The fine particles in wildfire smoke are smaller than a human hair and can penetrate into the sensitive tissue deep in our lungs. And from there, explains Jesse Berman, an environmental epidemiologist at the University of Minnesota, they can make it into our bloodstream and get circulated around our bodies.
"So it's not as though people are just being affected with their breathing — these particles get into the body and they can affect your cardiovascular system. They can affect neurological systems. They can affect your kidney system. They can really have effects all across your body," says Berman.
That's especially concerning because Minnesota is experiencing more smoky days because of wildfires — in Canada, out west and at home.
Between 2015 and 2018, the MPCA issued twice as many air quality alerts due to smoke from wildfire smoke than in the previous seven years.
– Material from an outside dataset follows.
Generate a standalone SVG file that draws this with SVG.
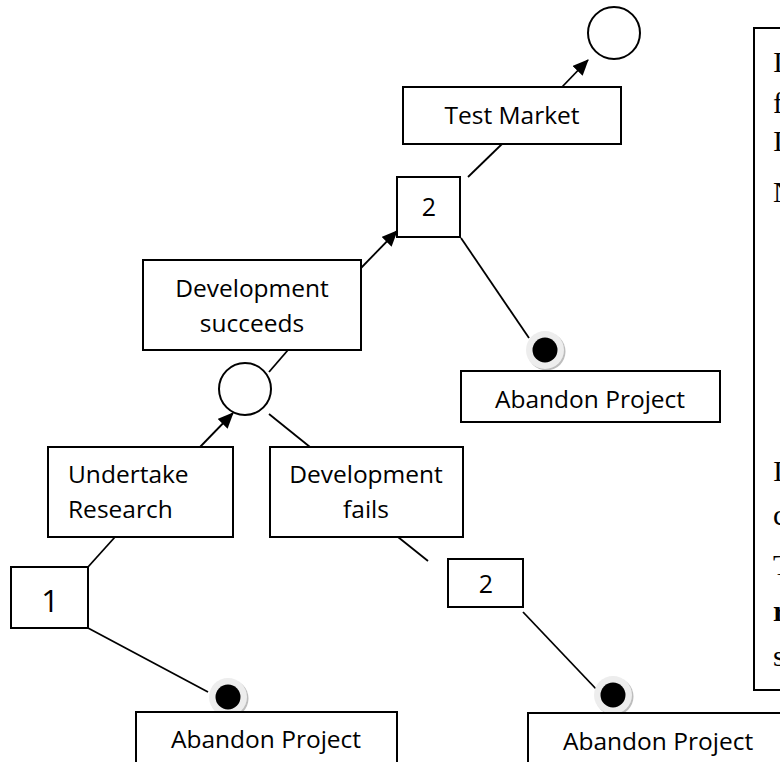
<svg xmlns="http://www.w3.org/2000/svg" width="780" height="762" viewBox="0 0 780 762">
<style>
.box{fill:#fff;stroke:#000;stroke-width:2}
.circ{fill:#fff;stroke:#000;stroke-width:2}
.t{font-family:"Open Sans","Liberation Sans",sans-serif;font-size:24.5px;fill:#000}
.tc{text-anchor:middle}
.ln{stroke:#000;stroke-width:1.8;fill:none}
.s{font-family:"Liberation Serif","Times New Roman",serif;font-size:30px;fill:#000}
.halo{fill:#ededed}
.shadow{fill:#bdbdbd}
</style>
<defs>
<marker id="ah" markerWidth="16" markerHeight="14" refX="15" refY="7" orient="auto" markerUnits="userSpaceOnUse" viewBox="0 0 16 14">
<path d="M0,0 L16,7 L0,14 z" fill="#000"/>
</marker>
<g id="dot">
<circle cx="1.5" cy="1.5" r="19" class="shadow"/>
<circle cx="0" cy="0" r="19" class="halo"/>
<circle cx="0" cy="0" r="12.5" fill="#000"/>
</g>
</defs>
<g id="connectors">
<line class="ln" x1="562" y1="87" x2="588" y2="60" marker-end="url(#ah)"/>
<line class="ln" x1="502" y1="144" x2="468" y2="177"/>
<line class="ln" x1="361" y1="268" x2="397" y2="231" marker-end="url(#ah)"/>
<line class="ln" x1="461" y1="238" x2="529" y2="338"/>
<line class="ln" x1="288" y1="350" x2="269" y2="372"/>
<line class="ln" x1="200" y1="447" x2="233" y2="413" marker-end="url(#ah)"/>
<line class="ln" x1="269" y1="414" x2="310" y2="447"/>
<line class="ln" x1="115" y1="537" x2="88" y2="567"/>
<line class="ln" x1="88" y1="628" x2="208" y2="692"/>
<line class="ln" x1="398" y1="537" x2="428" y2="561"/>
<line class="ln" x1="523" y1="612" x2="598" y2="691"/>
</g>
<g id="n-top-circle"><circle class="circ" cx="614" cy="33" r="26"/></g>
<g id="n-test-market">
<rect class="box" x="403" y="87" width="218" height="57"/>
<text class="t tc" x="512" y="124">Test Market</text>
</g>
<g id="n-decision-2a">
<rect class="box" x="397" y="177" width="63" height="60"/>
<text class="t tc" x="429" y="216" style="font-size:25px">2</text>
</g>
<g id="n-abandon-1">
<use href="#dot" x="545" y="350"/>
<rect class="box" x="461" y="371" width="259" height="51"/>
<text class="t tc" x="590" y="408">Abandon Project</text>
</g>
<g id="n-dev-succeeds">
<rect class="box" x="143" y="260" width="218" height="90"/>
<text class="t tc" x="252" y="297">Development</text>
<text class="t tc" x="252" y="332">succeeds</text>
</g>
<g id="n-mid-circle"><circle class="circ" cx="245" cy="389" r="26"/></g>
<g id="n-undertake">
<rect class="box" x="48" y="447" width="185" height="90"/>
<text class="t" x="68" y="483">Undertake</text>
<text class="t" x="68" y="518">Research</text>
</g>
<g id="n-dev-fails">
<rect class="box" x="270" y="447" width="193" height="90"/>
<text class="t tc" x="366" y="483">Development</text>
<text class="t tc" x="366" y="518">fails</text>
</g>
<g id="n-decision-1">
<rect class="box" x="11" y="567" width="77" height="61"/>
<text class="t tc" x="50" y="612" style="font-size:31px">1</text>
</g>
<g id="n-decision-2b">
<rect class="box" x="448" y="559" width="75" height="48"/>
<text class="t tc" x="486" y="593" style="font-size:25px">2</text>
</g>
<g id="n-abandon-2">
<use href="#dot" x="228" y="697"/>
<rect class="box" x="136" y="712" width="261" height="60"/>
<text class="t tc" x="266" y="748">Abandon Project</text>
</g>
<g id="n-abandon-3">
<use href="#dot" x="613" y="695"/>
<rect class="box" x="528" y="713" width="270" height="60"/>
<text class="t" x="563" y="750">Abandon Project</text>
</g>
<g id="n-note">
<rect class="box" x="754" y="28" width="60" height="662"/>
<text class="s" x="773" y="72">I</text>
<text class="s" x="773" y="113">f</text>
<text class="s" x="773" y="151">I</text>
<text class="s" x="773" y="202">N</text>
<text class="s" x="773" y="481">I</text>
<text class="s" x="773" y="525">c</text>
<text class="s" x="773" y="575">T</text>
<text class="s" x="773" y="621" style="font-weight:bold">r</text>
<text class="s" x="773" y="666">s</text>
</g>
</svg>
Berman, who studies how extreme weather and air pollution impacts human health, says climate change and drought are fueling bigger and hotter fires that are spewing more smoke high into the atmosphere.
"And the more of these wildfire events that happen, the more likely it's going to be that here in Minnesota, we're going to experience these smoke plumes from events that are happening hundreds, if not sometimes thousands of miles away."
Gov. Tim Walz met with President Joe Biden and Vice President Kamala Harris Friday to talk about the ongoing drought and wildfires. In a statement, Walz said climate change is real, and it's having a direct impact on Minnesotans' lives.